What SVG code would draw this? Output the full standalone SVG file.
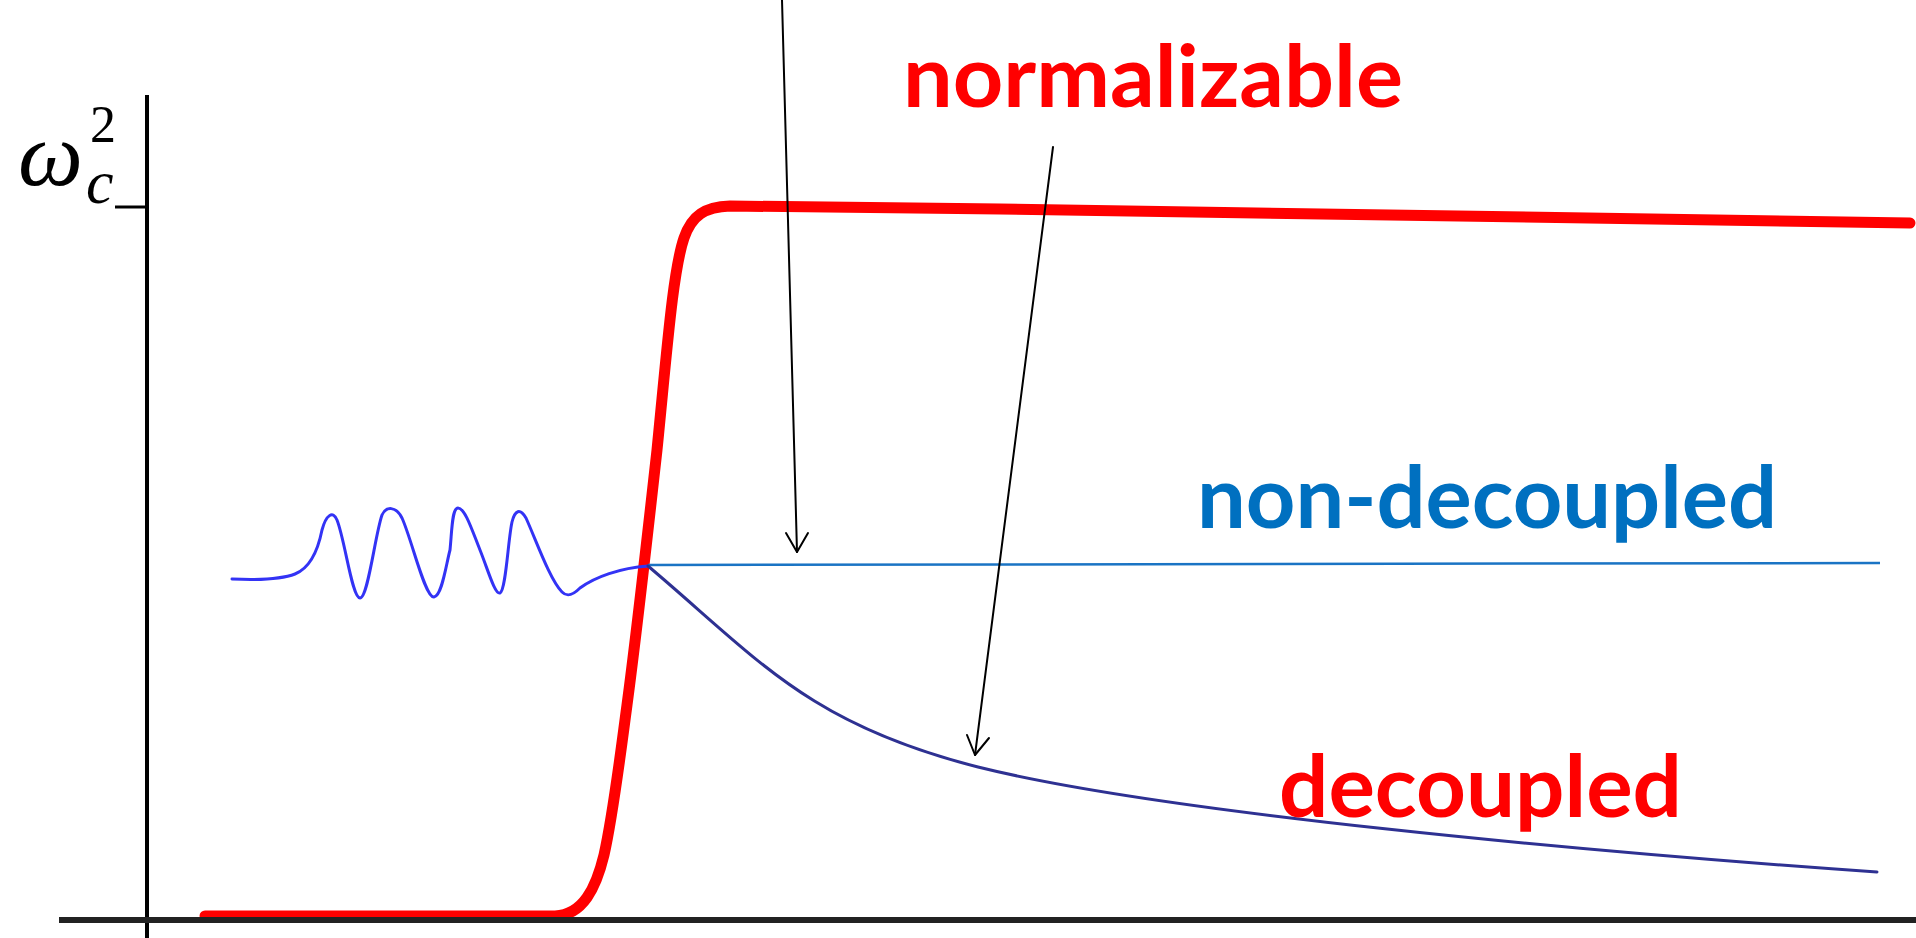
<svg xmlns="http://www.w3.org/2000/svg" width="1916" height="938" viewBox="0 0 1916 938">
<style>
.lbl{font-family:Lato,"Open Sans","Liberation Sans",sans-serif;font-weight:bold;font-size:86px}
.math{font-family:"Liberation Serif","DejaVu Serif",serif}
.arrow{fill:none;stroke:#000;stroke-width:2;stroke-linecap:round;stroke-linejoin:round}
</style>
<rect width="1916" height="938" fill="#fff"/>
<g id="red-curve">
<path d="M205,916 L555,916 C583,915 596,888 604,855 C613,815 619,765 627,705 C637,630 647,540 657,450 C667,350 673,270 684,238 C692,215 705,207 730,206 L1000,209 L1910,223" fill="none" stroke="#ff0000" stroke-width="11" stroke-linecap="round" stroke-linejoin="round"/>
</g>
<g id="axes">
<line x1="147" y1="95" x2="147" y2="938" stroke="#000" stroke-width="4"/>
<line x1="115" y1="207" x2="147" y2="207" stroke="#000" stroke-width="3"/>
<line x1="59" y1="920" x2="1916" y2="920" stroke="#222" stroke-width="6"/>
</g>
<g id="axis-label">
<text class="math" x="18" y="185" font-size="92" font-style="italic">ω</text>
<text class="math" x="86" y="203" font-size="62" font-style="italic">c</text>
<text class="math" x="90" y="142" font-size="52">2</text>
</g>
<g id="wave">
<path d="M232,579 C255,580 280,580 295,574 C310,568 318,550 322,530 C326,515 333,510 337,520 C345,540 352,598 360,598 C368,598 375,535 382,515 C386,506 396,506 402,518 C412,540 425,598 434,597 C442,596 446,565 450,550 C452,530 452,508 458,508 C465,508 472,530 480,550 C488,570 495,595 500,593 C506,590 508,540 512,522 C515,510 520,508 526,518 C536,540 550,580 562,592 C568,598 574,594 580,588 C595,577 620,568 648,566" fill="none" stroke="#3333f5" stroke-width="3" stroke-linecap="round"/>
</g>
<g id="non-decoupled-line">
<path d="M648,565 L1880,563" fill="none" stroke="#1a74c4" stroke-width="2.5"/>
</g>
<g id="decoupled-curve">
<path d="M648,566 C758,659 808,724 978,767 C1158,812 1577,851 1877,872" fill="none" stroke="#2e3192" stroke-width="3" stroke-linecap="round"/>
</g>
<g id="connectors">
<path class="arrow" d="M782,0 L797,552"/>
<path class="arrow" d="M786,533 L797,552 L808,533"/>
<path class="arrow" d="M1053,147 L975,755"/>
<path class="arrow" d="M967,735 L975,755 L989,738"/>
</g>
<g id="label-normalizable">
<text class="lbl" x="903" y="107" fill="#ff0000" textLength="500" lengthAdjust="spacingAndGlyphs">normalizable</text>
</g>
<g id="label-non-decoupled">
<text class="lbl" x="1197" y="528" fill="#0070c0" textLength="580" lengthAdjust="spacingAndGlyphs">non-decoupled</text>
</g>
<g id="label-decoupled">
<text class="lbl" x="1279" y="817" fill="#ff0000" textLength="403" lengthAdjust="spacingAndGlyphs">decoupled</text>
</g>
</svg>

■ Stated goal
Keep the pictures out of the copy and return the rest of the data above exactly.

■ Solved problem
What SVG code would draw this? Output the full standalone SVG file.
<svg xmlns="http://www.w3.org/2000/svg" width="1916" height="938" viewBox="0 0 1916 938">
<style>
.lbl{font-family:Lato,"Open Sans","Liberation Sans",sans-serif;font-weight:bold;font-size:86px}
.math{font-family:"Liberation Serif","DejaVu Serif",serif}
.arrow{fill:none;stroke:#000;stroke-width:2;stroke-linecap:round;stroke-linejoin:round}
</style>
<rect width="1916" height="938" fill="#fff"/>
<g id="red-curve">
<path d="M205,916 L555,916 C583,915 596,888 604,855 C613,815 619,765 627,705 C637,630 647,540 657,450 C667,350 673,270 684,238 C692,215 705,207 730,206 L1000,209 L1910,223" fill="none" stroke="#ff0000" stroke-width="11" stroke-linecap="round" stroke-linejoin="round"/>
</g>
<g id="axes">
<line x1="147" y1="95" x2="147" y2="938" stroke="#000" stroke-width="4"/>
<line x1="115" y1="207" x2="147" y2="207" stroke="#000" stroke-width="3"/>
<line x1="59" y1="920" x2="1916" y2="920" stroke="#222" stroke-width="6"/>
</g>
<g id="axis-label">
<text class="math" x="18" y="185" font-size="92" font-style="italic">ω</text>
<text class="math" x="86" y="203" font-size="62" font-style="italic">c</text>
<text class="math" x="90" y="142" font-size="52">2</text>
</g>
<g id="wave">
<path d="M232,579 C255,580 280,580 295,574 C310,568 318,550 322,530 C326,515 333,510 337,520 C345,540 352,598 360,598 C368,598 375,535 382,515 C386,506 396,506 402,518 C412,540 425,598 434,597 C442,596 446,565 450,550 C452,530 452,508 458,508 C465,508 472,530 480,550 C488,570 495,595 500,593 C506,590 508,540 512,522 C515,510 520,508 526,518 C536,540 550,580 562,592 C568,598 574,594 580,588 C595,577 620,568 648,566" fill="none" stroke="#3333f5" stroke-width="3" stroke-linecap="round"/>
</g>
<g id="non-decoupled-line">
<path d="M648,565 L1880,563" fill="none" stroke="#1a74c4" stroke-width="2.5"/>
</g>
<g id="decoupled-curve">
<path d="M648,566 C758,659 808,724 978,767 C1158,812 1577,851 1877,872" fill="none" stroke="#2e3192" stroke-width="3" stroke-linecap="round"/>
</g>
<g id="connectors">
<path class="arrow" d="M782,0 L797,552"/>
<path class="arrow" d="M786,533 L797,552 L808,533"/>
<path class="arrow" d="M1053,147 L975,755"/>
<path class="arrow" d="M967,735 L975,755 L989,738"/>
</g>
<g id="label-normalizable">
<text class="lbl" x="903" y="107" fill="#ff0000" textLength="500" lengthAdjust="spacingAndGlyphs">normalizable</text>
</g>
<g id="label-non-decoupled">
<text class="lbl" x="1197" y="528" fill="#0070c0" textLength="580" lengthAdjust="spacingAndGlyphs">non-decoupled</text>
</g>
<g id="label-decoupled">
<text class="lbl" x="1279" y="817" fill="#ff0000" textLength="403" lengthAdjust="spacingAndGlyphs">decoupled</text>
</g>
</svg>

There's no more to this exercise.